Just hours after the House of Representatives completed voting on the bill Wednesday, Sens. Orrin Hatch (R-Utah) and John Thune (R-S.D.) introduced S. 2256, a measure to continue the 45G provision of the tax code providing a 50% investment tax credit for short lines.

The bill has been forwarded to the Senate Finance Committee. A House counterpart has not yet been introduced, but in previous years, tax extender bills in the House gathered record numbers of co-sponsors.

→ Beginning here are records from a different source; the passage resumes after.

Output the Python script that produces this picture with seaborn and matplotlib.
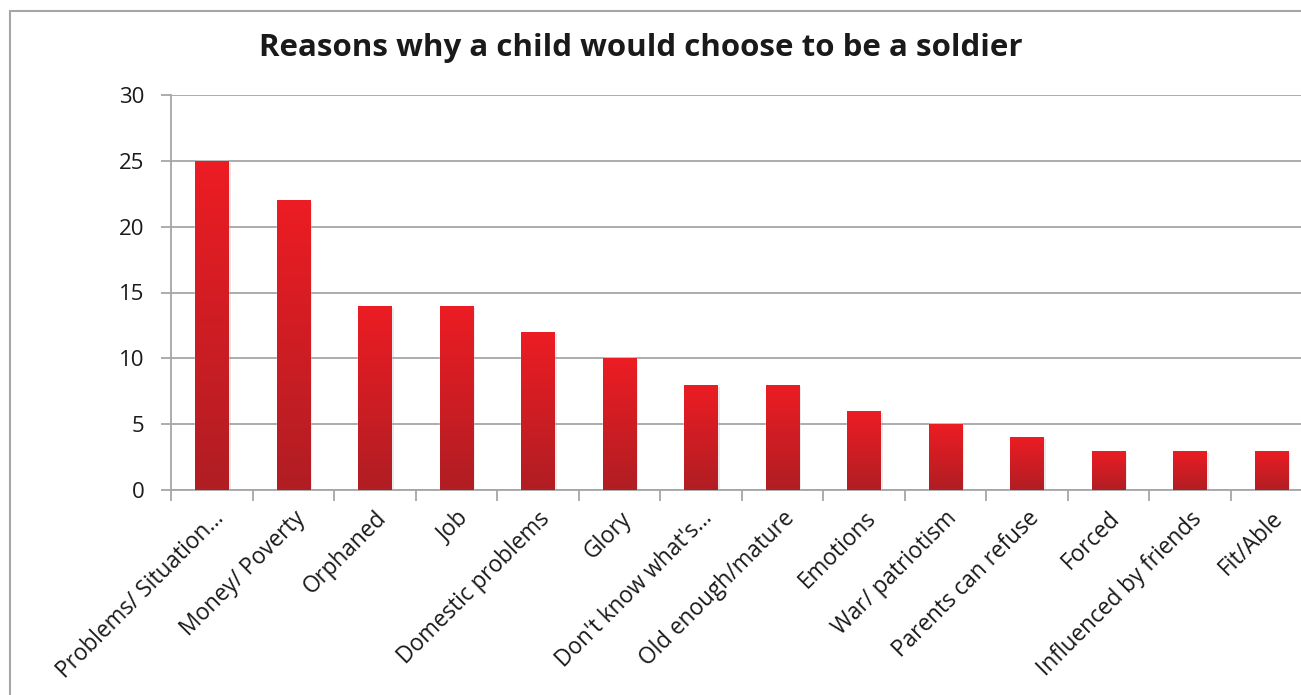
import numpy as np
import pandas as pd
import matplotlib
matplotlib.use("Agg")
import matplotlib.pyplot as plt
import matplotlib.patheffects as pe
from matplotlib.colors import LinearSegmentedColormap
from matplotlib.patches import Rectangle
import seaborn as sns

reasons = [
    "Problems/ Situation\u2026", "Money/ Poverty", "Orphaned", "Job",
    "Domestic problems", "Glory", "Don't know what's\u2026",
    "Old enough/mature", "Emotions", "War/ patriotism",
    "Parents can refuse", "Forced", "Influenced by friends", "Fit/Able",
]
counts = [25, 22, 14, 14, 12, 10, 8, 8, 6, 5, 4, 3, 3, 3]
y_ticks = [0, 5, 10, 15, 20, 25, 30]
title = "Reasons why a child would choose to be a soldier"

sns.set_style("white")
plt.rcParams["font.family"] = ["Open Sans", "DejaVu Sans"]

W, H = 1301, 695
fig = plt.figure(figsize=(W / 100, H / 100), dpi=100)

# outer chart frame
fig.patches.append(Rectangle((10 / W, -0.05), 1.1, 1 - 11 / H + 0.05,
                             transform=fig.transFigure, fill=False,
                             edgecolor="#a6a6a6", linewidth=1.5))

ax = fig.add_axes([171 / W, 1 - 490 / H, 1141 / W, 395 / H])
ax.set_clip_on(False)

df = pd.DataFrame({"reason": reasons, "count": counts})
sns.barplot(data=df, x="reason", y="count", ax=ax, color="#b01e23",
            width=0.41, saturation=1, zorder=3)

grad = LinearSegmentedColormap.from_list("red_grad", ["#b01e23", "#ed1c24"])
ramp = np.linspace(0, 1, 256).reshape(-1, 1)
for bar in ax.patches:
    x0, y0 = bar.get_x(), bar.get_y()
    w, h = bar.get_width(), bar.get_height()
    bar.set_path_effects([pe.SimplePatchShadow(offset=(1.5, -1.5),
                                               shadow_rgbFace="#999999",
                                               alpha=0.22), pe.Normal()])
    im = ax.imshow(ramp, cmap=grad, aspect="auto", origin="lower",
                   extent=(x0, x0 + w, y0, y0 + h), zorder=4,
                   interpolation="bicubic")
    im.set_clip_path(bar)

ax.set_xlim(-0.5, len(reasons) - 0.5)
ax.set_ylim(0, 30)
ax.set_yticks(y_ticks)
ax.yaxis.grid(True, color="#a6a6a6", linewidth=1.3, zorder=0)
ax.set_axisbelow(True)

for side in ("top", "right"):
    ax.spines[side].set_visible(False)
for side in ("left", "bottom"):
    ax.spines[side].set_color("#a6a6a6")
    ax.spines[side].set_linewidth(1.3)

ax.set_xlabel("")
ax.set_ylabel("")
ax.tick_params(axis="y", length=7, width=1.3, color="#a6a6a6", pad=12,
               labelsize=16, labelcolor="#1a1a1a", left=True)
ax.set_xticks(np.arange(len(reasons)))
ax.set_xticks(np.arange(len(reasons) + 1) - 0.5, minor=True)
ax.tick_params(axis="x", which="major", length=0, pad=12)
ax.tick_params(axis="x", which="minor", length=8, width=1.3,
               color="#a6a6a6", bottom=True)
ax.set_xticklabels(reasons, rotation=45, ha="right", va="top",
                   rotation_mode="anchor", fontsize=16.3, color="#1a1a1a")

fig.text(641 / W, 1 - 48 / H, title, ha="center", va="center",
         fontsize=22.5, fontweight="bold", color="#1a1a1a")

fig.savefig("out.png", dpi=100)
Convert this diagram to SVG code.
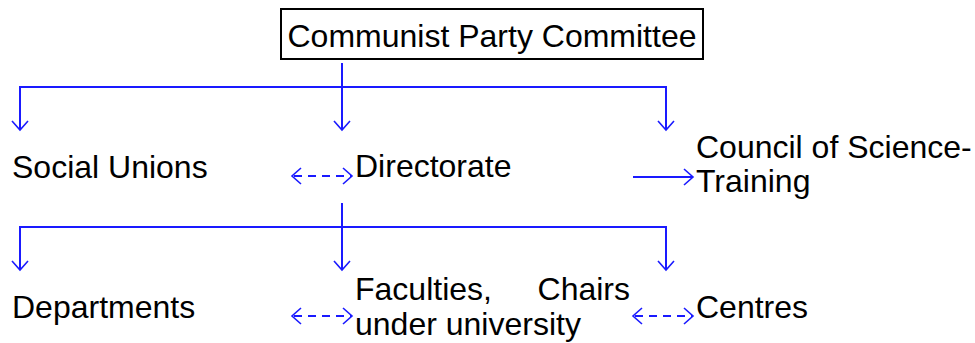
<svg xmlns="http://www.w3.org/2000/svg" width="975" height="343" viewBox="0 0 975 343">
  <style>
    .lbl { font-family: "Liberation Sans", Arial, sans-serif; font-size: 32px; fill: #000; }
    .wire { stroke: #1a1aff; stroke-width: 2; fill: none; }
    .arr { stroke: #1a1aff; stroke-width: 2; fill: none; marker-end: url(#head); }
    .dash { stroke: #1a1aff; stroke-width: 2; fill: none; stroke-dasharray: 8 6; stroke-dashoffset: -2; marker-start: url(#head); marker-end: url(#head); }
  </style>
  <defs>
    <marker id="head" markerUnits="userSpaceOnUse" markerWidth="12" markerHeight="20" refX="10" refY="9" orient="auto-start-reverse" viewBox="0 0 12 20">
      <path d="M1,1 L10,9 L1,17" fill="none" stroke="#1a1aff" stroke-width="1.6"/>
    </marker>
  </defs>

  <rect width="975" height="343" fill="#fff"/>

  <!-- nodes -->
  <g id="party-committee">
    <rect x="281" y="9" width="422" height="50" fill="#fff" stroke="#000" stroke-width="2"/>
    <text class="lbl" x="492" y="47" text-anchor="middle">Communist Party Committee</text>
  </g>
  <g id="social-unions">
    <text class="lbl" x="12" y="178">Social Unions</text>
  </g>
  <g id="directorate">
    <text class="lbl" x="355" y="177">Directorate</text>
  </g>
  <g id="council">
    <text class="lbl" x="696" y="158">Council of Science-</text>
    <text class="lbl" x="696" y="192">Training</text>
  </g>
  <g id="departments">
    <text class="lbl" x="12" y="318">Departments</text>
  </g>
  <g id="faculties">
    <text class="lbl" x="355" y="300">Faculties,</text>
    <text class="lbl" x="630" y="300" text-anchor="end">Chairs</text>
    <text class="lbl" x="355" y="335">under university</text>
  </g>
  <g id="centres">
    <text class="lbl" x="696" y="318">Centres</text>
  </g>

  <!-- connectors -->
  <g id="connectors">
    <!-- committee to first tier -->
    <line class="arr" x1="342" y1="63" x2="342" y2="130"/>
    <polyline class="wire" points="20,100 20,87 666,87 666,100"/>
    <line class="arr" x1="20" y1="99" x2="20" y2="130"/>
    <line class="arr" x1="666" y1="99" x2="666" y2="130"/>
    <!-- first tier side links -->
    <line class="dash" x1="292" y1="176" x2="352" y2="176"/>
    <line class="arr" x1="633" y1="177" x2="693" y2="177"/>
    <!-- directorate to second tier -->
    <line class="arr" x1="342" y1="203" x2="342" y2="270"/>
    <polyline class="wire" points="20,240 20,227 666,227 666,240"/>
    <line class="arr" x1="20" y1="239" x2="20" y2="270"/>
    <line class="arr" x1="666" y1="239" x2="666" y2="270"/>
    <!-- second tier side links -->
    <line class="dash" x1="292" y1="316" x2="352" y2="316"/>
    <line class="dash" x1="633" y1="316" x2="693" y2="316"/>
  </g>
</svg>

“The short line tax credit remains very important to the 600 U.S. short line railroads who provide the first and last mile of service on the freight rail network, and the tens of thousands of customers who depend on short line service to get their products to market safely and efficiently,” said Linda Bauer Darr, President of the American Short Line and Regional Railroad Association. “For large areas of rural and small town America, short line rail provides the only way shippers can be directly connected to the national economy, helping business and employment stay local.”

Darr said the short line tax credit has enabled short lines to invest $4 billion in track and bridge maintenance and upgrades since 2004.

“The critical nature of this credit is clearly understood by Congress, generating a bi-partisan majority in both the House (250 co-sponsors of H.R. 721) and the Senate (55 co-sponsors of S. 407) during this legislative session,” she said.